● **Your instructions**
Output each line exactly as it appears, skipping any embedded picture.
===
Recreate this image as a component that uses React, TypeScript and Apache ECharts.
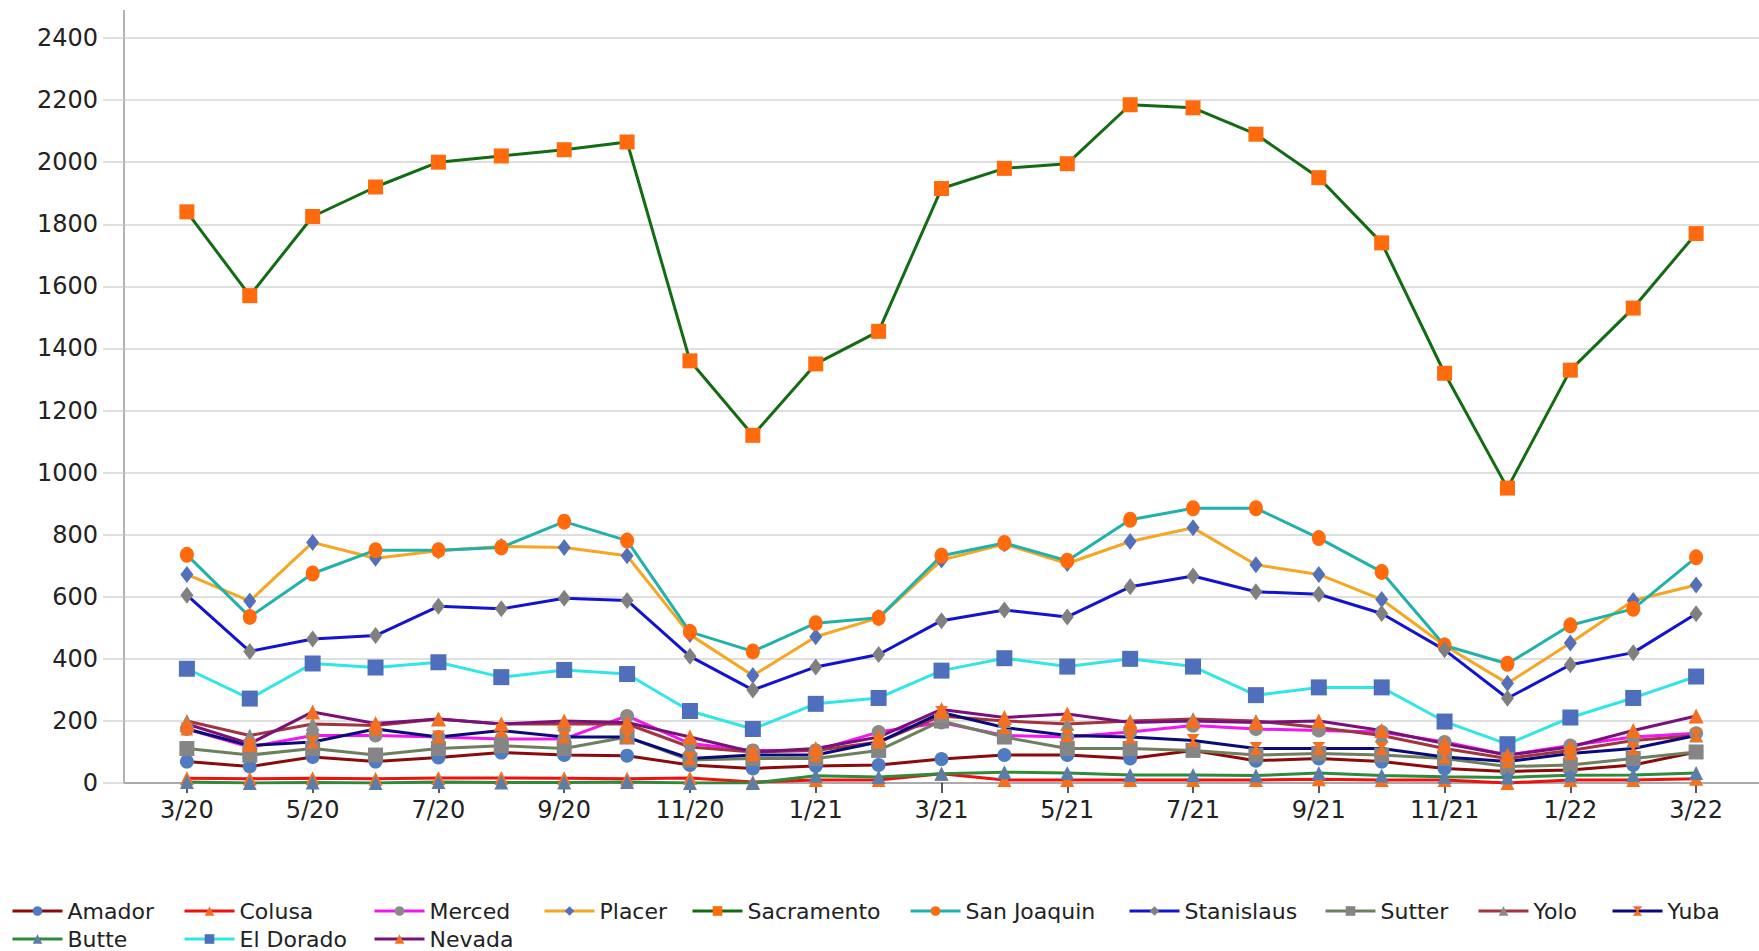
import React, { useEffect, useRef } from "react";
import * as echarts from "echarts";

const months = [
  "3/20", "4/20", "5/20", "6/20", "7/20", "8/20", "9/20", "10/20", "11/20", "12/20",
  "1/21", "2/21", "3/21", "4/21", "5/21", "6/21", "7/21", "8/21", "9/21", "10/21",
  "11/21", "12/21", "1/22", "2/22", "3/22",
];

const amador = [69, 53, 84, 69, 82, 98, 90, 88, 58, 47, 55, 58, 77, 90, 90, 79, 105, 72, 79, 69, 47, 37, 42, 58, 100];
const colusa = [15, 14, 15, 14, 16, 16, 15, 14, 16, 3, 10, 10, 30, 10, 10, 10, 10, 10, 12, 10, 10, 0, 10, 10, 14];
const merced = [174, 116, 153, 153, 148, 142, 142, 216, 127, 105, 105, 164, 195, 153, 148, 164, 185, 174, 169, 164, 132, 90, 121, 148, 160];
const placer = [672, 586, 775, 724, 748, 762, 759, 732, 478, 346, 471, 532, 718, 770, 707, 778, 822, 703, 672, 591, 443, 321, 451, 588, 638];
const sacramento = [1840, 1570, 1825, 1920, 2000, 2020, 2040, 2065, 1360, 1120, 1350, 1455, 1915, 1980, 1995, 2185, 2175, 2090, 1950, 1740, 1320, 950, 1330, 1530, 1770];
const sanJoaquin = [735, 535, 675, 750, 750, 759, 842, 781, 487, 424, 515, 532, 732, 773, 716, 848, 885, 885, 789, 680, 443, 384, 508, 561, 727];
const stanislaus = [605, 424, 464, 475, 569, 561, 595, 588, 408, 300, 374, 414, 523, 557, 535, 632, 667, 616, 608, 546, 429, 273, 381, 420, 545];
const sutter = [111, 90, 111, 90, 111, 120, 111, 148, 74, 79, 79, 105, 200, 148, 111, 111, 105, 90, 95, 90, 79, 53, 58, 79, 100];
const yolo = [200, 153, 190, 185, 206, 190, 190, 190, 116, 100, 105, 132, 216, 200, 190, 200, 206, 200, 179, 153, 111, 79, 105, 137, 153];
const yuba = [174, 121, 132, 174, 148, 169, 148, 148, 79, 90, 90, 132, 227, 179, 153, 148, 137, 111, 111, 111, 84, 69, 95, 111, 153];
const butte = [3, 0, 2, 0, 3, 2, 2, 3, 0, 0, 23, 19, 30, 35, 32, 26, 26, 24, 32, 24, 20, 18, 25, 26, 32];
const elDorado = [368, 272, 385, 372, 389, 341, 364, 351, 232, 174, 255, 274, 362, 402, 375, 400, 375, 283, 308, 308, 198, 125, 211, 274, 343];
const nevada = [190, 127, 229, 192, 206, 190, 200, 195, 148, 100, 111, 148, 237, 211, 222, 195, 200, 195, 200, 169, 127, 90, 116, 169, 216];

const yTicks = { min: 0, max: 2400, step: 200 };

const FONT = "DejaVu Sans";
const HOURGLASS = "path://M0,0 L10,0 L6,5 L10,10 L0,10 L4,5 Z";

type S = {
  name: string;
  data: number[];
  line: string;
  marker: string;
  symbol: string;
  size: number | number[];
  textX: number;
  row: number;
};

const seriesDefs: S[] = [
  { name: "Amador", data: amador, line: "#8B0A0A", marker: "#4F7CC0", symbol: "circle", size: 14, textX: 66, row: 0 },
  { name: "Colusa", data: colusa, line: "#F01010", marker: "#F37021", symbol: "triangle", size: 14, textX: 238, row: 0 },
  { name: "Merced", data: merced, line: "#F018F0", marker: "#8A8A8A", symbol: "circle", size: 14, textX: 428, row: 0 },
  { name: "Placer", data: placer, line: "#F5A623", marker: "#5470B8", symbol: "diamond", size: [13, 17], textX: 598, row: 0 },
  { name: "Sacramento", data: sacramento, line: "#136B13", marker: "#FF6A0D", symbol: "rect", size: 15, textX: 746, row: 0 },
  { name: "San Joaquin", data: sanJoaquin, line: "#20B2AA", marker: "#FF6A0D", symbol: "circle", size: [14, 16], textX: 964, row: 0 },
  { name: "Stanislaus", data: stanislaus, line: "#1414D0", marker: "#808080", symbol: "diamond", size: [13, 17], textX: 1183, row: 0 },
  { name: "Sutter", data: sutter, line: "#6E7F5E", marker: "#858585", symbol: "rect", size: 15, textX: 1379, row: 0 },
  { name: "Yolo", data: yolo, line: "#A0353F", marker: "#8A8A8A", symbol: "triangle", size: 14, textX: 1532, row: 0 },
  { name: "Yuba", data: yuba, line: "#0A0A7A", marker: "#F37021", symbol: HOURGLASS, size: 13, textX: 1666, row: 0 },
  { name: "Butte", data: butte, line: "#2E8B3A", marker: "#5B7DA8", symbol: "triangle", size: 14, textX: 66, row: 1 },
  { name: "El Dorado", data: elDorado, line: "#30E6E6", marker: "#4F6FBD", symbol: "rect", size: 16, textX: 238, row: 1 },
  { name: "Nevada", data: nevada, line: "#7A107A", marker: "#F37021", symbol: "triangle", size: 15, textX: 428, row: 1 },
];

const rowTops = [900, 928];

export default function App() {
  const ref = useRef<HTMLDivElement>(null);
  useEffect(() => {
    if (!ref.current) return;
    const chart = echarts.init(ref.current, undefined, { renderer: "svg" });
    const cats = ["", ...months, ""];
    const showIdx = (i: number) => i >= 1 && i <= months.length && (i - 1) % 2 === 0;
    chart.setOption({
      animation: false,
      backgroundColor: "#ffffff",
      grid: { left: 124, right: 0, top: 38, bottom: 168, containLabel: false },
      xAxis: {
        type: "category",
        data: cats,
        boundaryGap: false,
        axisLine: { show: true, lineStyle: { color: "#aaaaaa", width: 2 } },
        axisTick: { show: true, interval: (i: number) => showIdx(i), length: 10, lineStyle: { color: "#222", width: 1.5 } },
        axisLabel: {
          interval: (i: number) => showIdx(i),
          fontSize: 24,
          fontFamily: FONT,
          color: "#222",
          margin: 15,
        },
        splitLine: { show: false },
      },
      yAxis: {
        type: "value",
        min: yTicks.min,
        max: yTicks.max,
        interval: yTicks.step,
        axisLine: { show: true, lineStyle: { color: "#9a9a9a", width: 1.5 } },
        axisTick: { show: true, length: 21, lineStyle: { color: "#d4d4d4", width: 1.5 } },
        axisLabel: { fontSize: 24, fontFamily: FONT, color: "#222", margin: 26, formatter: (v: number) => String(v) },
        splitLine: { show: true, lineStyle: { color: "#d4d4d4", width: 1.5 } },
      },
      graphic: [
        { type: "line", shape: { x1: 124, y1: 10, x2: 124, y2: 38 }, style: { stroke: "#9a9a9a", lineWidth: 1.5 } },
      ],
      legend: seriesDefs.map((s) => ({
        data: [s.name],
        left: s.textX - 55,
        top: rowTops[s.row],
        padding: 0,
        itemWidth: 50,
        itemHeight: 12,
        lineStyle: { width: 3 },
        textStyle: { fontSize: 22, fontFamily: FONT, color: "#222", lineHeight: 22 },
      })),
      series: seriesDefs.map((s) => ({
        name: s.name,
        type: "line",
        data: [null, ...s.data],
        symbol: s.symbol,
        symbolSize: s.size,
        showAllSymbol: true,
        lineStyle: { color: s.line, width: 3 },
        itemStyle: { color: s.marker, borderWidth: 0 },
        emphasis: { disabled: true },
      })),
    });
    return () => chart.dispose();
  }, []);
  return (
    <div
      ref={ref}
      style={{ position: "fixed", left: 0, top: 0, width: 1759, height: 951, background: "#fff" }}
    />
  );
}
===
● **The output**
Recreate this image as a component that uses React, TypeScript and Apache ECharts.
import React, { useEffect, useRef } from "react";
import * as echarts from "echarts";

const months = [
  "3/20", "4/20", "5/20", "6/20", "7/20", "8/20", "9/20", "10/20", "11/20", "12/20",
  "1/21", "2/21", "3/21", "4/21", "5/21", "6/21", "7/21", "8/21", "9/21", "10/21",
  "11/21", "12/21", "1/22", "2/22", "3/22",
];

const amador = [69, 53, 84, 69, 82, 98, 90, 88, 58, 47, 55, 58, 77, 90, 90, 79, 105, 72, 79, 69, 47, 37, 42, 58, 100];
const colusa = [15, 14, 15, 14, 16, 16, 15, 14, 16, 3, 10, 10, 30, 10, 10, 10, 10, 10, 12, 10, 10, 0, 10, 10, 14];
const merced = [174, 116, 153, 153, 148, 142, 142, 216, 127, 105, 105, 164, 195, 153, 148, 164, 185, 174, 169, 164, 132, 90, 121, 148, 160];
const placer = [672, 586, 775, 724, 748, 762, 759, 732, 478, 346, 471, 532, 718, 770, 707, 778, 822, 703, 672, 591, 443, 321, 451, 588, 638];
const sacramento = [1840, 1570, 1825, 1920, 2000, 2020, 2040, 2065, 1360, 1120, 1350, 1455, 1915, 1980, 1995, 2185, 2175, 2090, 1950, 1740, 1320, 950, 1330, 1530, 1770];
const sanJoaquin = [735, 535, 675, 750, 750, 759, 842, 781, 487, 424, 515, 532, 732, 773, 716, 848, 885, 885, 789, 680, 443, 384, 508, 561, 727];
const stanislaus = [605, 424, 464, 475, 569, 561, 595, 588, 408, 300, 374, 414, 523, 557, 535, 632, 667, 616, 608, 546, 429, 273, 381, 420, 545];
const sutter = [111, 90, 111, 90, 111, 120, 111, 148, 74, 79, 79, 105, 200, 148, 111, 111, 105, 90, 95, 90, 79, 53, 58, 79, 100];
const yolo = [200, 153, 190, 185, 206, 190, 190, 190, 116, 100, 105, 132, 216, 200, 190, 200, 206, 200, 179, 153, 111, 79, 105, 137, 153];
const yuba = [174, 121, 132, 174, 148, 169, 148, 148, 79, 90, 90, 132, 227, 179, 153, 148, 137, 111, 111, 111, 84, 69, 95, 111, 153];
const butte = [3, 0, 2, 0, 3, 2, 2, 3, 0, 0, 23, 19, 30, 35, 32, 26, 26, 24, 32, 24, 20, 18, 25, 26, 32];
const elDorado = [368, 272, 385, 372, 389, 341, 364, 351, 232, 174, 255, 274, 362, 402, 375, 400, 375, 283, 308, 308, 198, 125, 211, 274, 343];
const nevada = [190, 127, 229, 192, 206, 190, 200, 195, 148, 100, 111, 148, 237, 211, 222, 195, 200, 195, 200, 169, 127, 90, 116, 169, 216];

const yTicks = { min: 0, max: 2400, step: 200 };

const FONT = "DejaVu Sans";
const HOURGLASS = "path://M0,0 L10,0 L6,5 L10,10 L0,10 L4,5 Z";

type S = {
  name: string;
  data: number[];
  line: string;
  marker: string;
  symbol: string;
  size: number | number[];
  textX: number;
  row: number;
};

const seriesDefs: S[] = [
  { name: "Amador", data: amador, line: "#8B0A0A", marker: "#4F7CC0", symbol: "circle", size: 14, textX: 66, row: 0 },
  { name: "Colusa", data: colusa, line: "#F01010", marker: "#F37021", symbol: "triangle", size: 14, textX: 238, row: 0 },
  { name: "Merced", data: merced, line: "#F018F0", marker: "#8A8A8A", symbol: "circle", size: 14, textX: 428, row: 0 },
  { name: "Placer", data: placer, line: "#F5A623", marker: "#5470B8", symbol: "diamond", size: [13, 17], textX: 598, row: 0 },
  { name: "Sacramento", data: sacramento, line: "#136B13", marker: "#FF6A0D", symbol: "rect", size: 15, textX: 746, row: 0 },
  { name: "San Joaquin", data: sanJoaquin, line: "#20B2AA", marker: "#FF6A0D", symbol: "circle", size: [14, 16], textX: 964, row: 0 },
  { name: "Stanislaus", data: stanislaus, line: "#1414D0", marker: "#808080", symbol: "diamond", size: [13, 17], textX: 1183, row: 0 },
  { name: "Sutter", data: sutter, line: "#6E7F5E", marker: "#858585", symbol: "rect", size: 15, textX: 1379, row: 0 },
  { name: "Yolo", data: yolo, line: "#A0353F", marker: "#8A8A8A", symbol: "triangle", size: 14, textX: 1532, row: 0 },
  { name: "Yuba", data: yuba, line: "#0A0A7A", marker: "#F37021", symbol: HOURGLASS, size: 13, textX: 1666, row: 0 },
  { name: "Butte", data: butte, line: "#2E8B3A", marker: "#5B7DA8", symbol: "triangle", size: 14, textX: 66, row: 1 },
  { name: "El Dorado", data: elDorado, line: "#30E6E6", marker: "#4F6FBD", symbol: "rect", size: 16, textX: 238, row: 1 },
  { name: "Nevada", data: nevada, line: "#7A107A", marker: "#F37021", symbol: "triangle", size: 15, textX: 428, row: 1 },
];

const rowTops = [900, 928];

export default function App() {
  const ref = useRef<HTMLDivElement>(null);
  useEffect(() => {
    if (!ref.current) return;
    const chart = echarts.init(ref.current, undefined, { renderer: "svg" });
    const cats = ["", ...months, ""];
    const showIdx = (i: number) => i >= 1 && i <= months.length && (i - 1) % 2 === 0;
    chart.setOption({
      animation: false,
      backgroundColor: "#ffffff",
      grid: { left: 124, right: 0, top: 38, bottom: 168, containLabel: false },
      xAxis: {
        type: "category",
        data: cats,
        boundaryGap: false,
        axisLine: { show: true, lineStyle: { color: "#aaaaaa", width: 2 } },
        axisTick: { show: true, interval: (i: number) => showIdx(i), length: 10, lineStyle: { color: "#222", width: 1.5 } },
        axisLabel: {
          interval: (i: number) => showIdx(i),
          fontSize: 24,
          fontFamily: FONT,
          color: "#222",
          margin: 15,
        },
        splitLine: { show: false },
      },
      yAxis: {
        type: "value",
        min: yTicks.min,
        max: yTicks.max,
        interval: yTicks.step,
        axisLine: { show: true, lineStyle: { color: "#9a9a9a", width: 1.5 } },
        axisTick: { show: true, length: 21, lineStyle: { color: "#d4d4d4", width: 1.5 } },
        axisLabel: { fontSize: 24, fontFamily: FONT, color: "#222", margin: 26, formatter: (v: number) => String(v) },
        splitLine: { show: true, lineStyle: { color: "#d4d4d4", width: 1.5 } },
      },
      graphic: [
        { type: "line", shape: { x1: 124, y1: 10, x2: 124, y2: 38 }, style: { stroke: "#9a9a9a", lineWidth: 1.5 } },
      ],
      legend: seriesDefs.map((s) => ({
        data: [s.name],
        left: s.textX - 55,
        top: rowTops[s.row],
        padding: 0,
        itemWidth: 50,
        itemHeight: 12,
        lineStyle: { width: 3 },
        textStyle: { fontSize: 22, fontFamily: FONT, color: "#222", lineHeight: 22 },
      })),
      series: seriesDefs.map((s) => ({
        name: s.name,
        type: "line",
        data: [null, ...s.data],
        symbol: s.symbol,
        symbolSize: s.size,
        showAllSymbol: true,
        lineStyle: { color: s.line, width: 3 },
        itemStyle: { color: s.marker, borderWidth: 0 },
        emphasis: { disabled: true },
      })),
    });
    return () => chart.dispose();
  }, []);
  return (
    <div
      ref={ref}
      style={{ position: "fixed", left: 0, top: 0, width: 1759, height: 951, background: "#fff" }}
    />
  );
}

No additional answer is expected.